#### What to produce:
From the first line of the data down to and including the line with "const xMin = 1, xMax", copy everything exactly, leaving out pictures.

--- Data shown ---

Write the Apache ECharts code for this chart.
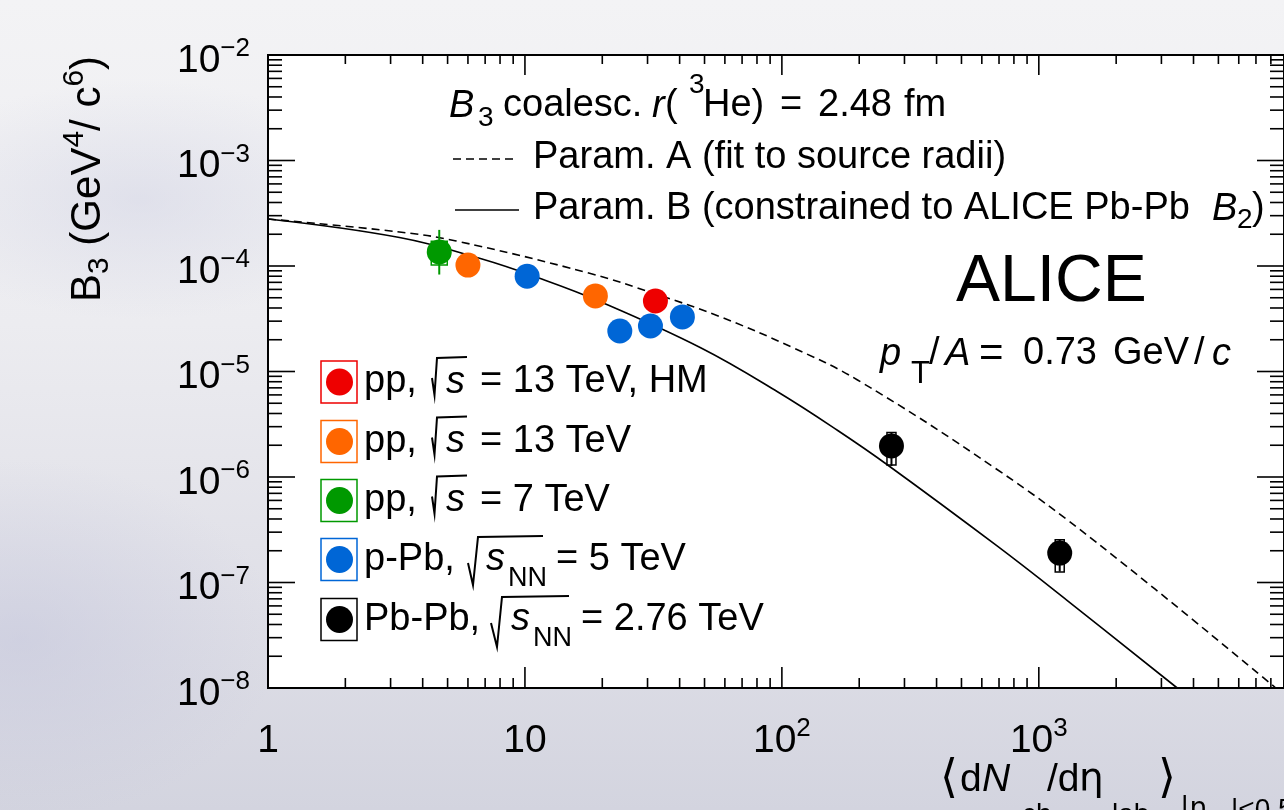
<!DOCTYPE html>
<html>
<head>
<meta charset="utf-8">
<script src="https://cdn.jsdelivr.net/npm/echarts@6/dist/echarts.min.js"></script>
<style>
html,body{margin:0;padding:0;}
body{
  width:1284px;height:810px;overflow:hidden;
  background:
    radial-gradient(ellipse 260px 180px at 20px 640px, rgba(196,198,220,0.55), rgba(196,198,220,0)),
    radial-gradient(ellipse 240px 120px at 140px 200px, rgba(205,207,226,0.45), rgba(205,207,226,0)),
    linear-gradient(180deg, #f3f3f5 0%, #ececf0 40%, #dfdfe7 75%, #d3d4df 100%);
}
#c{width:1284px;height:810px;}
</style>
</head>
<body>
<div id="c"></div>
<script>
// ---------------- data ----------------
const xMin = 1, xMax = 9000, yMin = 1e-8, yMax = 1e-2;

// coalescence curves
const paramA = [[1,2.79e-4],[3.25,2.10e-4],[5.40,1.726e-4],[17.7,8.58e-5],[32.2,5.43e-5],[56.5,3.36e-5],[110,1.689e-5],[197,8.31e-6],[688,1.178e-6],[1678,2.394e-7],[8365,1.0e-8]];
const paramB = [[1,2.79e-4],[3.25,1.862e-4],[6.81,1.165e-4],[11.33,7.70e-5],[19.36,4.66e-5],[48.5,1.67e-5],[96.5,6.39e-6],[165,2.76e-6],[258,1.30e-6],[688,2.22e-7],[1284,6.82e-8],[3457,1.0e-8]];

// measurements [dNch/deta, B3]
const ppHM = [[32.2, 4.66e-5]];
const pp13 = [[6.0, 1.02e-4],[18.8, 5.2e-5]];
const pp7 = [[4.64, 1.36e-4]];
const pPb5 = [[10.2, 8.0e-5],[23.4, 2.42e-5],[30.8, 2.70e-5],[41.0, 3.29e-5]];
const PbPb276 = [[267, 1.97e-6],[1206, 1.90e-7]];
// uncertainties [x, statLow, statHigh, systLow, systHigh]
const pp7Unc = [[4.64, 8.3e-5, 2.2e-4, 1.02e-4, 1.72e-4]];
const PbPbUnc = [[267, 1.27e-6, 2.67e-6, 1.30e-6, 2.64e-6],[1206, 1.27e-7, 2.53e-7, 1.26e-7, 2.54e-7]];

// legend text
const legendPrefix = ['pp,','pp,','pp,','p-Pb,','Pb-Pb,'];
const legendSub = ['','','','NN','NN'];
const legendSuffix = ['= 13 TeV, HM','= 13 TeV','= 7 TeV','= 5 TeV','= 2.76 TeV'];
const seriesColors = ['#ee0000','#ff6600','#009900','#0066d6','#000000'];

// ---------------- styles ----------------
const FONT = "'Liberation Sans', Arial, Helvetica, sans-serif";
const FONT_SYM = "'DejaVu Sans', 'Liberation Sans', sans-serif";
function rs(o){ return Object.assign({fontFamily:FONT, color:'#000', fill:'#000', fontSize:38}, o); }

const chart = echarts.init(document.getElementById('c'), null, {width:1284, height:810});

// tick marks (drawn through the axes' scales)
const tickItems = [];
for (let e = 0; e <= 3; e++) for (let m = 1; m <= 9; m++) {
  const v = m * Math.pow(10, e); if (v >= xMax) continue;
  const maj = m === 1 ? 1 : 0;
  tickItems.push([v, yMin, 0, maj], [v, yMax, 1, maj]);
}
for (let e = -8; e <= -2; e++) for (let m = 1; m <= 9; m++) {
  if (e === -2 && m > 1) continue;
  const v = m * Math.pow(10, e); const maj = m === 1 ? 1 : 0;
  tickItems.push([xMin, v, 2, maj], [xMax, v, 3, maj]);
}

function uncRender(color, halfW){
  return function(params, api){
    const x = api.value(0);
    const lo = api.coord([x, api.value(1)]), hi = api.coord([x, api.value(2)]);
    const slo = api.coord([x, api.value(3)]), shi = api.coord([x, api.value(4)]);
    return {type:'group', children:[
      {type:'rect', shape:{x:slo[0]-halfW, y:shi[1], width:2*halfW, height:slo[1]-shi[1]}, style:{fill:'none', stroke:color, lineWidth:1.5}},
      {type:'line', shape:{x1:lo[0], y1:lo[1], x2:hi[0], y2:hi[1]}, style:{stroke:color, lineWidth:2}}
    ]};
  };
}

// ---------------- graphic text ----------------
const G = [];
function txt(x, y, text, extra){
  G.push({type:'text', x:x, y:y, silent:true, z:100,
    style:Object.assign({text:text, fontSize:38, fontFamily:FONT, fill:'#000', align:'left', verticalAlign:'middle'}, extra||{})});
  return G[G.length-1];
}
const IT = {fontStyle:'italic'};
const SMALL = {fontSize:28};

// header line 1: B3 coalesc. r( 3He) = 2.48 fm
txt(449, 106, 'B', IT);
txt(478, 118, '3', SMALL);
txt(503, 106, 'coalesc.');
txt(652, 106, 'r', IT);
txt(665, 106, '(');
txt(689, 85, '3', SMALL);
txt(703, 106, 'He)');
txt(780, 106, '=');
txt(818, 106, '2.48');
txt(904, 106, 'fm');
// curve legend
txt(533, 158, 'Param. A (fit to source radii)');
txt(533, 209, 'Param. B (constrained to ALICE Pb-Pb');
txt(1212, 209, 'B', IT);
txt(1237, 220, '2', SMALL);
txt(1252, 209, ')');
G.push({type:'line', silent:true, z:100, shape:{x1:453,y1:159,x2:516,y2:159}, style:{stroke:'#000', lineWidth:1.5, lineDash:[8,5]}});
G.push({type:'line', silent:true, z:100, shape:{x1:455,y1:210,x2:519,y2:210}, style:{stroke:'#000', lineWidth:1.5}});
// ALICE label
txt(956, 283, 'ALICE', {fontSize:66});
txt(880, 354, 'p', IT);
txt(911, 374, 'T', {fontSize:31});
txt(929, 354, '/');
txt(945, 354, 'A', IT);
txt(979, 354, '=', {fontSize:42});
txt(1023, 354, '0.73');
txt(1113, 354, 'GeV');
txt(1194, 354, '/');
txt(1212, 354, 'c', IT);

// y-axis title (rotated)
const YR = {
  n: rs({fontSize:42, lineHeight:64}),
  sub: rs({fontSize:30, lineHeight:64, padding:[24,0,0,0]}),
  sup: rs({fontSize:30, lineHeight:64, padding:[0,0,26,0]})
};
const yTitle = txt(88, 302, '{n|B}{sub|3}{n| (GeV}{sup|4}{n|/ c}{sup|6}{n|)}', {rich:YR});
yTitle.rotation = Math.PI/2;

// x-axis title: <dN_ch/deta_lab>_{|eta_lab|<0.5}
txt(940, 780, '⟨', {fontSize:46, fontFamily:FONT_SYM});
txt(960, 780, 'd', {fontSize:39});
txt(982, 780, 'N', {fontSize:39, fontStyle:'italic'});
txt(1022, 815, 'ch', {fontSize:28});
txt(1047, 780, '/d', {fontSize:39});
txt(1079, 780, 'η', {fontSize:39, fontFamily:FONT_SYM});
txt(1112, 815, 'lab', {fontSize:28});
txt(1158, 780, '⟩', {fontSize:46, fontFamily:FONT_SYM});
txt(1180, 810, '|η', {fontSize:28, fontFamily:FONT_SYM});
txt(1203, 822, 'lab', {fontSize:19});
txt(1231, 810, '|<0.5', {fontSize:28});

// legend rows
const rowY = [382, 441.5, 500.5, 559.5, 619.5];
const rowLayout = [
  {rad:432, s:446, sub:0, rest:480, big:false},
  {rad:432, s:446, sub:0, rest:480, big:false},
  {rad:432, s:446, sub:0, rest:480, big:false},
  {rad:468, s:486, sub:508, rest:556, big:true},
  {rad:491, s:511, sub:533, rest:581, big:true}
];
for (let i = 0; i < 5; i++){
  const c = rowY[i], L = rowLayout[i], col = seriesColors[i];
  G.push({type:'rect', silent:true, z:100, shape:{x:321, y:c-21, width:36, height:42}, style:{fill:'#fff', stroke:col, lineWidth:1.5}});
  G.push({type:'circle', silent:true, z:101, shape:{cx:339.5, cy:c, r:13.5}, style:{fill:col}});
  txt(364, c, legendPrefix[i]);
  let pts;
  if (!L.big) pts = [[L.rad, c-4],[L.rad+2.5, c+13],[L.rad+5, c-24],[L.rad+35, c-25]];
  else if (i === 3) pts = [[L.rad, c+3.5],[L.rad+5, c+25.5],[L.rad+10, c-22.5],[L.rad+75, c-23.5]];
  else pts = [[L.rad, c+3.5],[L.rad+6, c+27.5],[L.rad+11, c-22.5],[L.rad+78, c-23.5]];
  G.push({type:'polyline', silent:true, z:100, shape:{points:pts}, style:{stroke:'#000', lineWidth:2, fill:'none'}});
  txt(L.s, c, 's', IT);
  if (legendSub[i]) txt(L.sub, c+19, legendSub[i], {fontSize:27});
  txt(L.rest, c, legendSuffix[i]);
}

// ---------------- option ----------------
const option = {
  animation:false,
  backgroundColor:'transparent',
  grid:{left:268, top:55, width:1021, height:633, show:true, backgroundColor:'#fff', borderColor:'#000', borderWidth:2},
  xAxis:{
    type:'log', logBase:10, min:xMin, max:xMax,
    axisLine:{show:false}, axisTick:{show:false}, splitLine:{show:false}, minorTick:{show:false},
    axisLabel:{
      margin:25, showMaxLabel:false,
      formatter:function(v){ const e = Math.round(Math.log10(v)); if (e === 0) return '{b|1}'; if (e === 1) return '{b|10}'; return '{b|10}{s|' + e + '}'; },
      rich:{ b:rs({fontSize:39, lineHeight:56}), s:rs({fontSize:26, lineHeight:56, padding:[0,0,24,0]}) }
    }
  },
  yAxis:{
    type:'log', logBase:10, min:yMin, max:yMax,
    axisLine:{show:false}, axisTick:{show:false}, splitLine:{show:false}, minorTick:{show:false},
    axisLabel:{
      margin:18,
      formatter:function(v){ const e = Math.round(Math.log10(v)); return '{b|10}{s|\u2212' + (-e) + '}'; },
      rich:{ b:rs({fontSize:39, lineHeight:60, padding:[12,0,0,0]}), s:rs({fontSize:26, lineHeight:60, padding:[0,0,12,0]}) }
    }
  },
  series:[
    {type:'custom', name:'ticks', data:tickItems, encode:{x:0, y:1}, z:6, silent:true,
      renderItem:function(params, api){
        const p = api.coord([api.value(0), api.value(1)]);
        const o = api.value(2), maj = api.value(3);
        let dx = 0, dy = 0;
        if (o === 0) dy = -(maj ? 21 : 10);
        else if (o === 1) dy = (maj ? 20 : 9);
        else if (o === 2) dx = (maj ? 27 : 14);
        else dx = -(maj ? 27 : 14);
        return {type:'line', shape:{x1:p[0], y1:p[1], x2:p[0]+dx, y2:p[1]+dy}, style:{stroke:'#000', lineWidth:1.6}};
      }},
    {type:'line', name:'Param. A', data:paramA, showSymbol:false, smooth:0.4, z:2, silent:true,
      lineStyle:{color:'#000', width:1.6, type:[8,5]}},
    {type:'line', name:'Param. B', data:paramB, showSymbol:false, smooth:0.4, z:2, silent:true,
      lineStyle:{color:'#000', width:1.6}},
    {type:'custom', name:'pp7 unc', data:pp7Unc, encode:{x:0, y:1}, z:3, silent:true, renderItem:uncRender(seriesColors[2], 8)},
    {type:'custom', name:'PbPb unc', data:PbPbUnc, encode:{x:0, y:1}, z:3, silent:true, renderItem:uncRender(seriesColors[4], 4.5)},
    {type:'scatter', name:'pp 13 TeV HM', data:ppHM, symbolSize:25, z:4, itemStyle:{color:seriesColors[0], opacity:1}},
    {type:'scatter', name:'pp 13 TeV', data:pp13, symbolSize:25, z:4, itemStyle:{color:seriesColors[1], opacity:1}},
    {type:'scatter', name:'pp 7 TeV', data:pp7, symbolSize:25, z:4, itemStyle:{color:seriesColors[2], opacity:1}},
    {type:'scatter', name:'p-Pb 5 TeV', data:pPb5, symbolSize:25, z:4, itemStyle:{color:seriesColors[3], opacity:1}},
    {type:'scatter', name:'Pb-Pb 2.76 TeV', data:PbPb276, symbolSize:25, z:4, itemStyle:{color:seriesColors[4], opacity:1}}
  ],
  graphic:{elements:G}
};
chart.setOption(option);
</script>
</body>
</html>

---

#### Finished exercise:
Write the Apache ECharts code for this chart.
<!DOCTYPE html>
<html>
<head>
<meta charset="utf-8">
<script src="https://cdn.jsdelivr.net/npm/echarts@6/dist/echarts.min.js"></script>
<style>
html,body{margin:0;padding:0;}
body{
  width:1284px;height:810px;overflow:hidden;
  background:
    radial-gradient(ellipse 260px 180px at 20px 640px, rgba(196,198,220,0.55), rgba(196,198,220,0)),
    radial-gradient(ellipse 240px 120px at 140px 200px, rgba(205,207,226,0.45), rgba(205,207,226,0)),
    linear-gradient(180deg, #f3f3f5 0%, #ececf0 40%, #dfdfe7 75%, #d3d4df 100%);
}
#c{width:1284px;height:810px;}
</style>
</head>
<body>
<div id="c"></div>
<script>
// ---------------- data ----------------
const xMin = 1, xMax = 9000, yMin = 1e-8, yMax = 1e-2;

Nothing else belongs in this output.